# Does anyone sell 1/4 crickets in MA or CT?



## punctata (Jan 31, 2011)

I have placed a order for my crickets and I feel that their delay means certain death. I am located in Southbridge MA and I am wondering if anyone one knows of any pet stores that sells this size. I would like to know as if my crickets are dead tomorrow I will be making a run. Thank you. Cross fingers that they still or most of them make it.


----------



## Fantastica (May 5, 2013)

Check Jabberwock Reptiles?

Sent from my SAMSUNG-SGH-I537 using Tapatalk


----------



## frogpecker (Mar 20, 2013)

Try Jabberwock Reptiles in Winchester, MA. Call and ask for Steve (owner). He has crickets in all sizes including pinheads.

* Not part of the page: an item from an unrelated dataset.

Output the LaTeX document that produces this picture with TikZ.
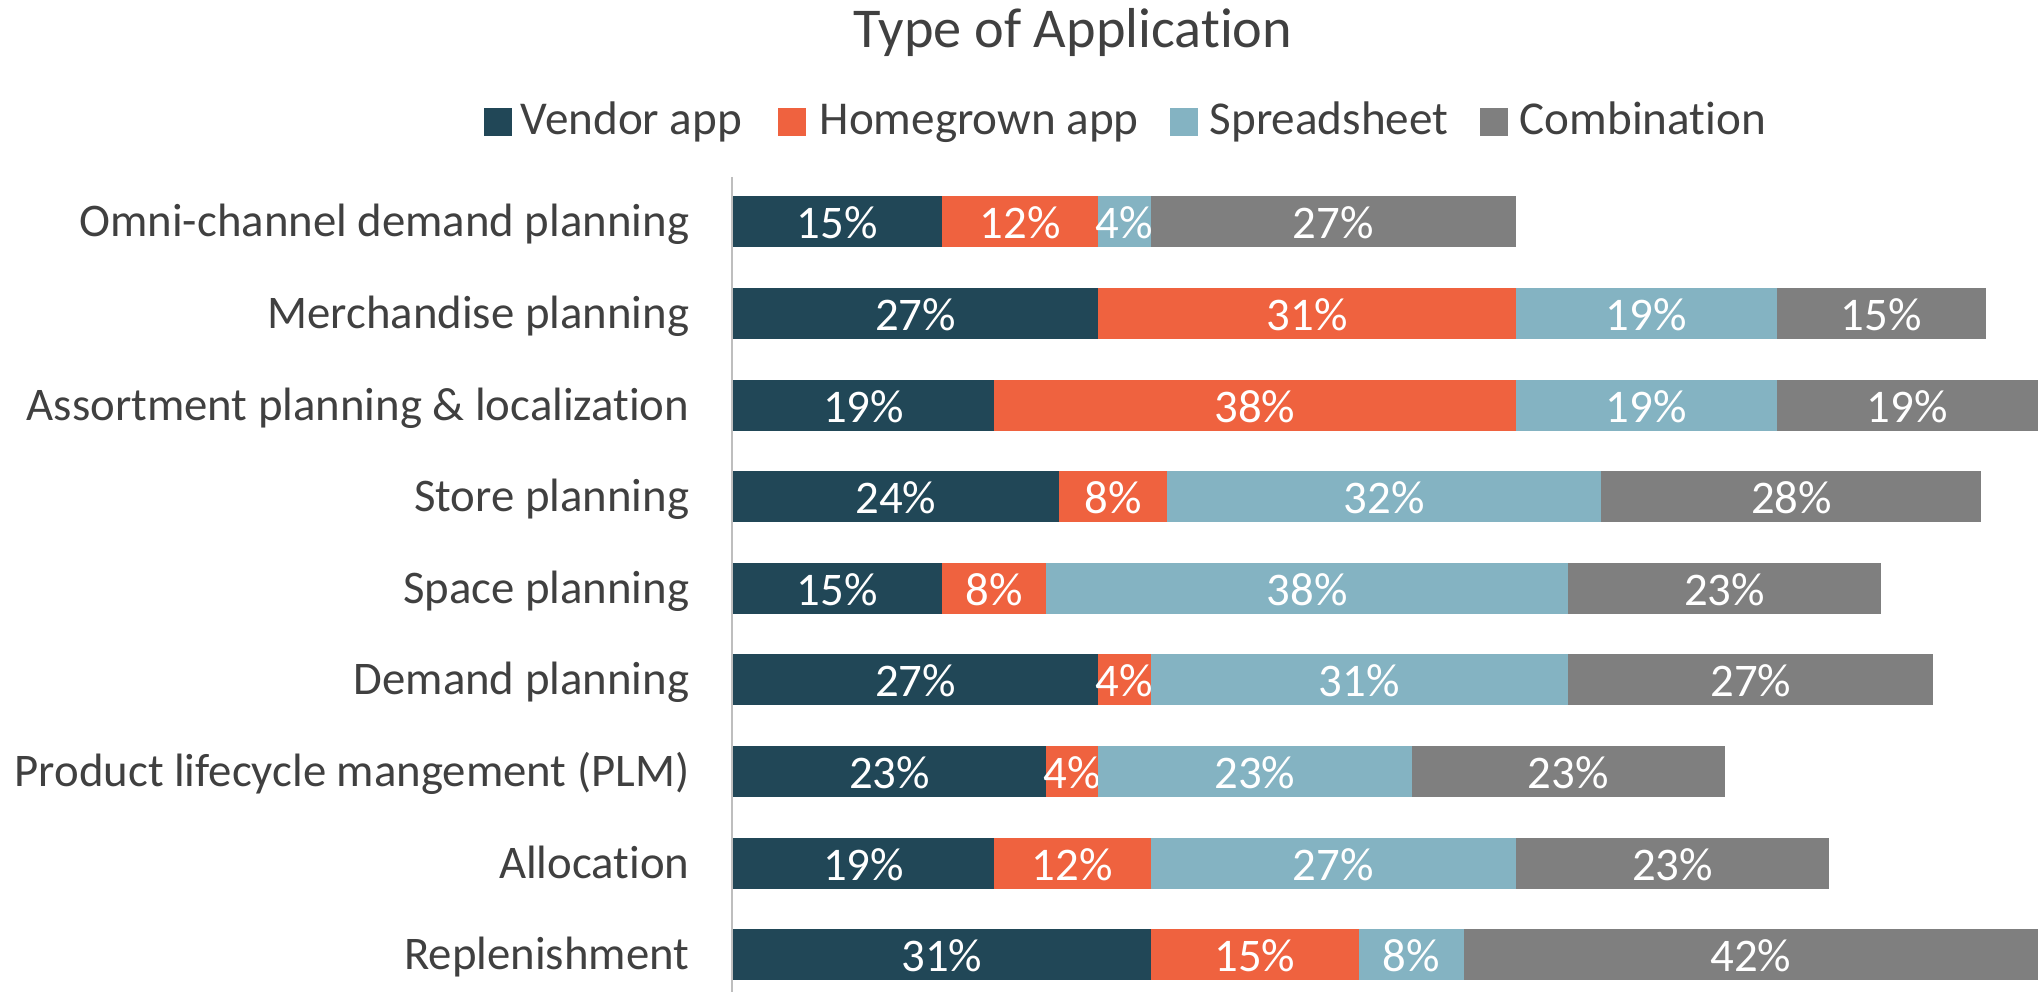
\documentclass[tikz,border=0pt]{standalone}
\usepackage{fontspec}
\setmainfont{Carlito}[RawFeature={-liga;-clig;-calt;-dlig}]
\usetikzlibrary{positioning}

\definecolor{serie1}{RGB}{33,71,87}
\definecolor{serie2}{RGB}{239,98,63}
\definecolor{serie3}{RGB}{132,179,194}
\definecolor{serie4}{RGB}{127,127,127}
\definecolor{texto}{RGB}{64,64,64}
\definecolor{eje}{RGB}{190,190,190}

\begin{document}
\begin{tikzpicture}[x=0.01cm, y=-0.01cm,
	titulo/.style={anchor=base, text=texto, font=\fontsize{16}{19}\selectfont, inner sep=0pt},
	cat/.style={anchor=base east, text=texto, font=\fontsize{13.3}{16}\selectfont, inner sep=0pt},
	val/.style={anchor=base, text=white, font=\fontsize{13.3}{16}\selectfont, inner sep=0pt},
	caja/.style={minimum size=0.28cm, inner sep=0pt},
	leyenda/.style={anchor=base west, text=texto, font=\fontsize{13.4}{16}\selectfont, inner sep=0pt}]
	
	% 0. Marco de la figura
	\useasboundingbox (0,0) rectangle (2039,992);
	
	% 1. Parametros de las barras
	\def\xcero{733}   % inicio de las barras
	\def\pxpc{13.57}  % px por cada 1%
	\def\ycero{222}   % centro de la primera barra
	\def\paso{91.6}   % distancia entre barras
	\def\alto{25.5}   % media altura de barra
	
	% Titulo
	\node[titulo] (titulo) at (1073,48) {Type of Application};
	
	% 2. Leyenda
	\node[caja, fill=serie1] (sq1) at (498,122) {};
	\node[leyenda] (ley1) at (520,135) {Vendor app};
	\node[caja, fill=serie2] (sq2) at (792,122) {};
	\node[leyenda] (ley2) at (819,135) {Homegrown app};
	\node[caja, fill=serie3] (sq3) at (1184,122) {};
	\node[leyenda] (ley3) at (1209,135) {Spreadsheet};
	\node[caja, fill=serie4] (sq4) at (1494,122) {};
	\node[leyenda] (ley4) at (1519,135) {Combination};
	
	% 3. Barras apiladas (cantidad/etiqueta por segmento)
	\foreach \fila/\tot/\nombre/\segs in {
		1/26/Omni-channel demand planning/{4/15,3/12,1/4,7/27},
		2/26/Merchandise planning/{7/27,8/31,5/19,4/15},
		3/26/Assortment planning \& localization/{5/19,10/38,5/19,5/19},
		4/25/Store planning/{6/24,2/8,8/32,7/28},
		5/26/Space planning/{4/15,2/8,10/38,6/23},
		6/26/Demand planning/{7/27,1/4,8/31,7/27},
		7/26/Product lifecycle mangement (PLM)/{6/23,1/4,6/23,6/23},
		8/26/Allocation/{5/19,3/12,7/27,6/23},
		9/26/Replenishment/{8/31,4/15,2/8,11/42}}
	{
		\pgfmathsetmacro\yc{\ycero+(\fila-1)*\paso}
		\node[cat] (cat\fila) at (690,\yc+15) {\nombre};
		\gdef\suma{0}
		\foreach \n/\p [count=\k] in \segs {
			\pgfmathsetmacro\xa{\xcero+\suma/\tot*100*\pxpc}
			\pgfmathsetmacro\xb{\xcero+(\suma+\n)/\tot*100*\pxpc}
			\pgfmathsetmacro\sumb{\suma+\n}
			\xdef\suma{\sumb}
			\fill[serie\k] (\xa,\yc-\alto) rectangle (\xb,\yc+\alto);
			\node[val] (v\fila-\k) at ({(\xa+\xb)/2},\yc+17) {\p\%};
		}
	}
	
	% 4. Eje vertical
	\draw[eje, line width=0.02cm] (732,177) -- (732,992);
	
\end{tikzpicture}
\end{document}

He has saved me more than once.

Good luck with your shipment.

Jabberwock Reptiles - Quality Reptiles and Supplies


----------



## punctata (Jan 31, 2011)

Thank you guys. I will be visiting this store in the future. Lucky me that at least over half the crickets made it.


----------



## ngeno626 (Nov 14, 2013)

see if a member on here has a culture of hydei you can have


----------



## punctata (Jan 31, 2011)

As a precaution I ordered the flies too from Black Jungle and got them in fine.


----------